*Task objective*.
Read the lines that follow and pick out every one containing the word "this".

Source code of charts:
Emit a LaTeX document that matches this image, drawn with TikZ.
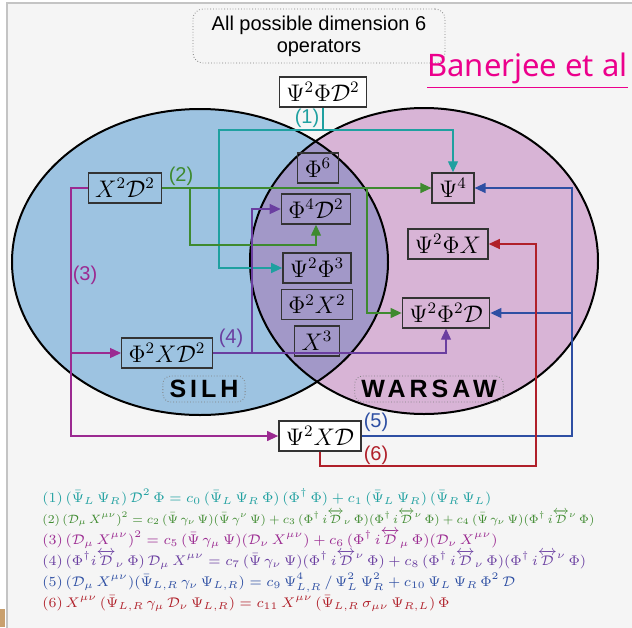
\documentclass[tikz,border=0pt]{standalone}
\usepackage{amsmath}
\usepackage{graphicx}
\usepackage{fontspec}
\setsansfont{Liberation Sans}
\newfontfamily\refsfont{Noto Sans}
\newfontfamily\tagsfont[LetterSpace=16]{Liberation Sans}
\usetikzlibrary{arrows.meta, positioning}
\definecolor{silhBlue}{HTML}{9DC3E1}
\definecolor{warsawPink}{HTML}{D8B4D6}
\definecolor{lensPurple}{HTML}{A298C8}
\definecolor{pageGray}{HTML}{F5F5F5}
\definecolor{rimGray}{HTML}{C4C4C4}
\definecolor{tanMark}{HTML}{C9A06E}
\definecolor{boxLine}{HTML}{333333}
\definecolor{opOne}{HTML}{1FA0A0}
\definecolor{opTwo}{HTML}{3E8A2F}
\definecolor{opThree}{HTML}{9B2A91}
\definecolor{opFour}{HTML}{6A3EA0}
\definecolor{opFive}{HTML}{2E4FA3}
\definecolor{opSix}{HTML}{B0202A}
\tikzset{
  opbox/.style={draw=boxLine, line width=0.7pt, font=\large, inner xsep=3.5pt, inner ysep=0pt, minimum height=15pt},
  tagbox/.style={draw=gray, densely dotted, line width=0.4pt, rounded corners=4pt, font=\tagsfont\bfseries\fontsize{12.5}{14}\selectfont, minimum height=13pt, inner ysep=0pt},
  opline/.style={line width=0.6pt},
  oparr/.style={opline, -{Triangle[length=5.5pt,width=5pt]}},
  numlabel/.style={font=\sffamily\fontsize{10}{12}\selectfont, inner sep=0pt},
  eqline/.style={anchor=base west, font=\scriptsize, inner sep=0pt, text height=5pt, text depth=2pt},
}
\newcommand{\Dlr}{\overleftrightarrow{\mathcal{D}}}

\begin{document}
\begin{tikzpicture}[x=0.5pt, y=-0.5pt]
  \useasboundingbox (0,0) rectangle (632,627);
  \fill[white] (0,0) rectangle (632,627);
  \filldraw[fill=pageGray, draw=rimGray, line width=1pt] (7,3) rectangle (650,650);
  \fill[tanMark] (0,609) rectangle (5,627);

  \fill[silhBlue] (200,262) ellipse [x radius=188, y radius=153];
  \fill[warsawPink] (424,261) ellipse [x radius=174, y radius=153];
  \begin{scope}
    \clip (200,262) ellipse [x radius=188, y radius=153];
    \fill[lensPurple] (424,261) ellipse [x radius=174, y radius=153];
  \end{scope}
  \draw[line width=1pt] (200,262) ellipse [x radius=188, y radius=153];
  \draw[line width=1pt] (424,261) ellipse [x radius=174, y radius=153];

  \node[draw=gray, densely dotted, rounded corners=5pt, fill=pageGray, align=center,
    font=\sffamily\fontsize{10}{11}\selectfont, minimum width=126pt, minimum height=22pt] (ttl) at (319,36)
    {All possible dimension 6\\operators};
  \node[anchor=base west, inner sep=0pt, text=magenta, font=\refsfont\fontsize{15.5}{18}\selectfont] (ref) at (427,76)
    {\underline{Banerjee et al}};

  \node[opbox, fill=white] (top) at (323,92) {$\Psi^2\Phi\mathcal{D}^2$};
  \node[opbox] (xdd) at (125,188) {$X^2\mathcal{D}^2$};
  \node[opbox] (phisix) at (318,168) {$\Phi^6$};
  \node[opbox] (phifour) at (316,209) {$\Phi^4\mathcal{D}^2$};
  \node[opbox] (psiphithree) at (317,268) {$\Psi^2\Phi^3$};
  \node[opbox, below=2.5pt of psiphithree] (phixx) {$\Phi^2X^2$};
  \node[opbox, below=2.5pt of phixx] (xthree) {$X^3$};
  \node[opbox] (psifour) at (453,188) {$\Psi^4$};
  \node[opbox] (psiphix) at (448,244) {$\Psi^2\Phi X$};
  \node[opbox] (psiphid) at (446,313) {$\Psi^2\Phi^2\mathcal{D}$};
  \node[opbox] (phixd) at (167,353) {$\Phi^2X\mathcal{D}^2$};
  \node[opbox, fill=white] (psixd) at (320,436) {$\Psi^2X\mathcal{D}$};

  \node[tagbox, minimum width=41pt] (silh) at (204,389) {SILH};
  \node[tagbox, minimum width=74pt] (warsaw) at (429,389) {WARSAW};

  \coordinate (a1) at (323,130);
  \draw[oparr, opOne] (top) -- (a1) -| (psifour);
  \draw[oparr, opOne] (a1) -- (219,130) |- (psiphithree);
  \draw[oparr, opTwo] (xdd) -- (psifour);
  \coordinate (a2) at (316,245);
  \draw[oparr, opTwo] (190,188) |- (a2) -- (phifour);
  \draw[oparr, opTwo] (367,188) |- (psiphid);
  \draw[oparr, opThree] (xdd) -- (71,188) |- (psixd);
  \draw[oparr, opThree] (71,353) -- (phixd);
  \draw[oparr, opFour] (phixd) -| (psiphid);
  \draw[oparr, opFour] (252,353) |- (phifour);
  \coordinate (a5) at (572,188);
  \draw[oparr, opFive] (psixd) -| (a5) -- (psifour);
  \draw[oparr, opFive] (572,313) -- (psiphid);
  \coordinate (a6) at (536,466);
  \draw[oparr, opSix] (psixd) |- (a6) |- (psiphix);

  \node[numlabel, text=opOne] (l1) at (307,118) {(1)};
  \node[numlabel, text=opTwo] (l2) at (181,176) {(2)};
  \node[numlabel, text=opThree] (l3) at (85,275) {(3)};
  \node[numlabel, text=opFour] (l4) at (231,338) {(4)};
  \node[numlabel, text=opFive] (l5) at (376,422) {(5)};
  \node[numlabel, text=opSix] (l6) at (376,455) {(6)};

  \node[eqline, text=opOne] (e1) at (42,502)
    {$(1)\,(\bar\Psi_L\,\Psi_R)\,\mathcal{D}^2\,\Phi = c_0\,(\bar\Psi_L\,\Psi_R\,\Phi)\,(\Phi^\dagger\,\Phi) + c_1\,(\bar\Psi_L\,\Psi_R)\,(\bar\Psi_R\,\Psi_L)$};
  \node[eqline, text=opTwo] (e2) at (42,523)
    {\resizebox{276pt}{!}{$(2)\,(\mathcal{D}_\mu\,X^{\mu\nu})^2 = c_2\,(\bar\Psi\,\gamma_\nu\,\Psi)(\bar\Psi\,\gamma^\nu\,\Psi) + c_3\,(\Phi^\dagger\,i\Dlr_\nu\,\Phi)(\Phi^\dagger\,i\Dlr^\nu\,\Phi) + c_4\,(\bar\Psi\,\gamma_\nu\,\Psi)(\Phi^\dagger\,i\Dlr^\nu\,\Phi)$}};
  \node[eqline, text=opThree] (e3) at (42,544)
    {$(3)\,(\mathcal{D}_\mu\,X^{\mu\nu})^2 = c_5\,(\bar\Psi\,\gamma_\mu\,\Psi)(\mathcal{D}_\nu\,X^{\mu\nu}) + c_6\,(\Phi^\dagger\,i\Dlr_\mu\,\Phi)(\mathcal{D}_\nu\,X^{\mu\nu})$};
  \node[eqline, text=opFour] (e4) at (42,565)
    {$(4)\,(\Phi^\dagger i\Dlr_\nu\,\Phi)\,\mathcal{D}_\mu\,X^{\mu\nu} = c_7\,(\bar\Psi\,\gamma_\nu\,\Psi)(\Phi^\dagger\,i\Dlr^\nu\,\Phi) + c_8\,(\Phi^\dagger\,i\Dlr_\nu\,\Phi)(\Phi^\dagger\,i\Dlr^\nu\,\Phi)$};
  \node[eqline, text=opFive] (e5) at (42,586)
    {$(5)\,(\mathcal{D}_\mu\,X^{\mu\nu})(\bar\Psi_{L,R}\,\gamma_\nu\,\Psi_{L,R}) = c_9\,\Psi^4_{L,R}\,/\,\Psi^2_L\,\Psi^2_R + c_{10}\,\Psi_L\,\Psi_R\,\Phi^2\,\mathcal{D}$};
  \node[eqline, text=opSix] (e6) at (42,607)
    {$(6)\,X^{\mu\nu}\,(\bar\Psi_{L,R}\,\gamma_\mu\,\mathcal{D}_\nu\,\Psi_{L,R}) = c_{11}\,X^{\mu\nu}\,(\bar\Psi_{L,R}\,\sigma_{\mu\nu}\,\Psi_{R,L})\,\Phi$};
\end{tikzpicture}
\end{document}
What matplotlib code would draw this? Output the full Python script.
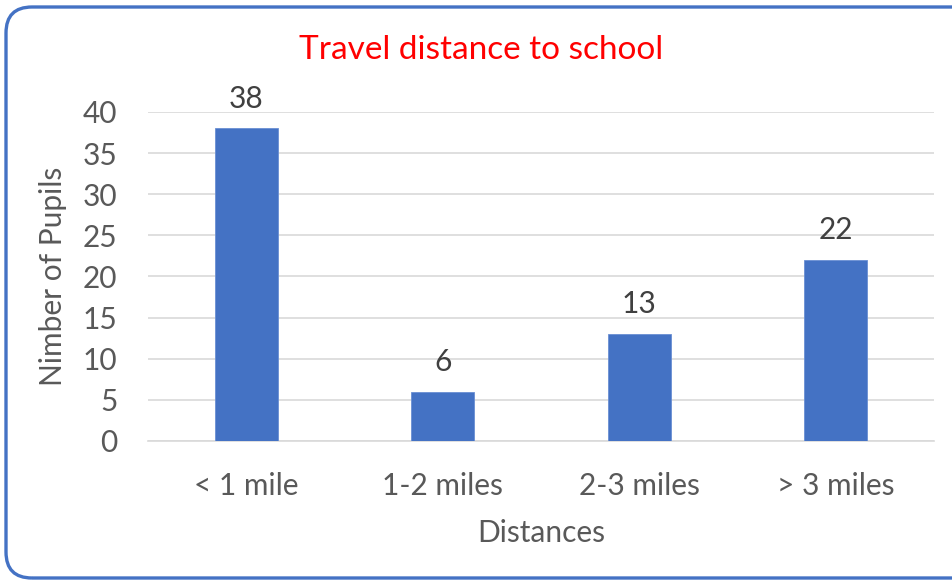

*Complete answer*.
Emit a LaTeX document that matches this image, drawn with TikZ.
What matplotlib code would draw this? Output the full Python script.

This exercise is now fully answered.